In any case, if we take quantum mechanics seriously, and the evidence for it it is pretty compelling, then we have to learn to live with and accept (even if we can never be entirely comfortable with) the idea that the state of a system might not be a classically recognized state, but rather a superposition of such states. We even have to accept that the acceptable states may not quite correspond to what we think of as classically acceptable states. They are more general in some respects (we have to allow for superpositions of classical states), but more restricted in others (there is no quantum state for a particle with a simultaneously well-defined position and momentum).

Decoherence again

All this has been about what the quantum state of the (unobserved) cat in the box is.
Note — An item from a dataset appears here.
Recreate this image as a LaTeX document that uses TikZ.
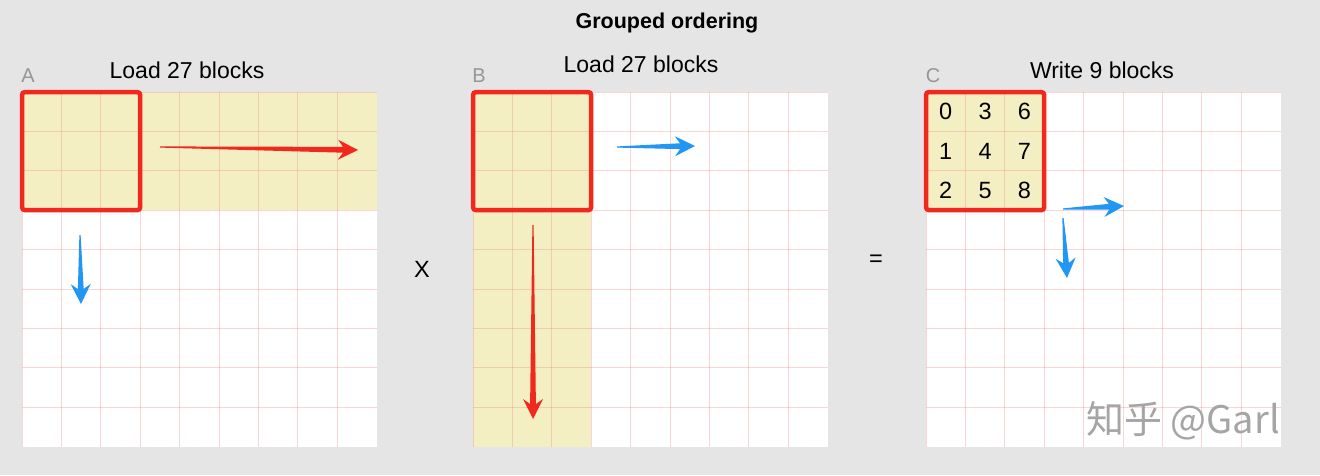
\documentclass[tikz,border=0pt]{standalone}
\usepackage{fontspec}
\setmainfont{Liberation Sans}
\newfontfamily\cjk{Noto Sans CJK SC}
\usepackage{tikz}
\usetikzlibrary{calc}

\definecolor{paneGray}{RGB}{229,229,229}
\definecolor{tagGray}{RGB}{150,150,150}
\definecolor{gridPink}{RGB}{240,150,150}
\definecolor{loadYellow}{RGB}{243,239,195}
\definecolor{boxRed}{RGB}{240,40,30}
\definecolor{moveBlue}{RGB}{33,150,243}
\definecolor{wmGray}{RGB}{165,165,165}

\tikzset{
  heading/.style={font=\fontsize{21.5}{24}\selectfont\bfseries},
  label/.style={font=\fontsize{23}{26}\selectfont},
  tag/.style={font=\fontsize{20}{22}\selectfont, text=tagGray},
  digit/.style={font=\fontsize{23.5}{26}\selectfont},
  op/.style={font=\fontsize{23.5}{26}\selectfont},
  watermark/.style={font=\cjk\fontsize{38}{40}\selectfont, text=wmGray},
  gridline/.style={draw=gridPink, draw opacity=0.4, line width=0.9pt},
  blockbox/.style={draw=boxRed, line width=4.5pt, rounded corners=3pt},
  loaded/.style={fill=loadYellow}
}

% tapered arrow: colour, from, to
\newcommand{\taparrow}[3]{%
  \coordinate (hb) at ($(#3)!20pt!(#2)$);
  \coordinate (hs) at ($(#3)!15pt!(#2)$);
  \fill[#1] ($(#2)!0.6pt!90:(#3)$) -- ($(hs)!2.9pt!90:(#3)$) -- ($(hb)!10pt!90:(#3)$) -- (#3)
    -- ($(hb)!10pt!-90:(#3)$) -- ($(hs)!2.9pt!-90:(#3)$) -- ($(#2)!0.6pt!-90:(#3)$) -- cycle;
}

\def\cs{39.4}

\begin{document}
\begin{tikzpicture}[x=1pt,y=-1pt]
    \useasboundingbox (0,0) rectangle (1320,475);
    \fill[paneGray] (0,0) rectangle (1320,475);

    % matrices
    \foreach \gx in {22,473,926}
        \fill[white] (\gx,92) rectangle ++(9*\cs,9*\cs);
    \fill[loaded] (22,92) rectangle ++(9*\cs,3*\cs);
    \fill[loaded] (473,92) rectangle ++(3*\cs,9*\cs);
    \fill[loaded] (926,92) rectangle ++(3*\cs,3*\cs);
    \foreach \gx in {22,473,926}
        \foreach \i in {0,...,8}{
            \draw[gridline] (\gx+\i*\cs,92) -- ++(0,9*\cs);
            \draw[gridline] (\gx,92+\i*\cs) -- ++(9*\cs,0);
        }
    \foreach \gx in {22,473,926}
        \draw[blockbox] (\gx,92) rectangle ++(3*\cs,3*\cs);

    % output block ids
    \foreach \c in {0,1,2}
        \foreach \r in {0,1,2}{
            \pgfmathtruncatemacro\n{3*\c+\r}
            \node[digit] (c-\n) at (926+\c*\cs+0.5*\cs,92+\r*\cs+0.5*\cs) {\n};
        }

    % texts
    \node[heading] (title) at (667,23) {Grouped ordering};
    \node[label] (load-a) at (187,70) {Load 27 blocks};
    \node[label] (load-b) at (641,64) {Load 27 blocks};
    \node[label] (write-c) at (1102,70) {Write 9 blocks};
    \node[tag] (tag-a) at (28,76) {A};
    \node[tag] (tag-b) at (479,76) {B};
    \node[tag] (tag-c) at (933,76) {C};
    \node[op] (times) at (422,269) {X};
    \node[op] (equals) at (876,261) {=};
    \node[watermark] (wm) at (1183,421) {知乎 @Garl};

    % moves
    \coordinate (a-row-s) at (160,147);
    \coordinate (a-row-e) at (358,150);
    \coordinate (a-col-s) at (80,235);
    \coordinate (a-col-e) at (81,304);
    \coordinate (b-row-s) at (617,147);
    \coordinate (b-row-e) at (695,146);
    \coordinate (b-col-s) at (533,225);
    \coordinate (b-col-e) at (533,419);
    \coordinate (c-row-s) at (1063,209);
    \coordinate (c-row-e) at (1124,206);
    \coordinate (c-col-s) at (1063,218);
    \coordinate (c-col-e) at (1067,278);
    \taparrow{boxRed}{a-row-s}{a-row-e}
    \taparrow{moveBlue}{a-col-s}{a-col-e}
    \taparrow{moveBlue}{b-row-s}{b-row-e}
    \taparrow{boxRed}{b-col-s}{b-col-e}
    \taparrow{moveBlue}{c-row-s}{c-row-e}
    \taparrow{moveBlue}{c-col-s}{c-col-e}
\end{tikzpicture}
\end{document}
But maybe you aren't any happier with the cat being in a superposition of states than with the cat somehow being in two states at once. There is a possible way of avoiding this, and it is to argue that when the radioactive sample interacts with the rest of the apparatus in the box (including the cat), that already causes decoherence, so at box opening time what we actually have is a box with either a dead cat or a live cat in it: or again, if we did it many times, a collection of boxes of which about half contain live cats and half contain dead one.

It would be easy to give the impression that decoherence is supposed to be the cure for all our problems with why macroscopic systems look classical, rather than quantum. It would also be wrong: I'm not going to go into any detail at all here, but if you've made it this far you can probably get quite a lot from reading (at least substantial chunks of) Schlosshauer's review article.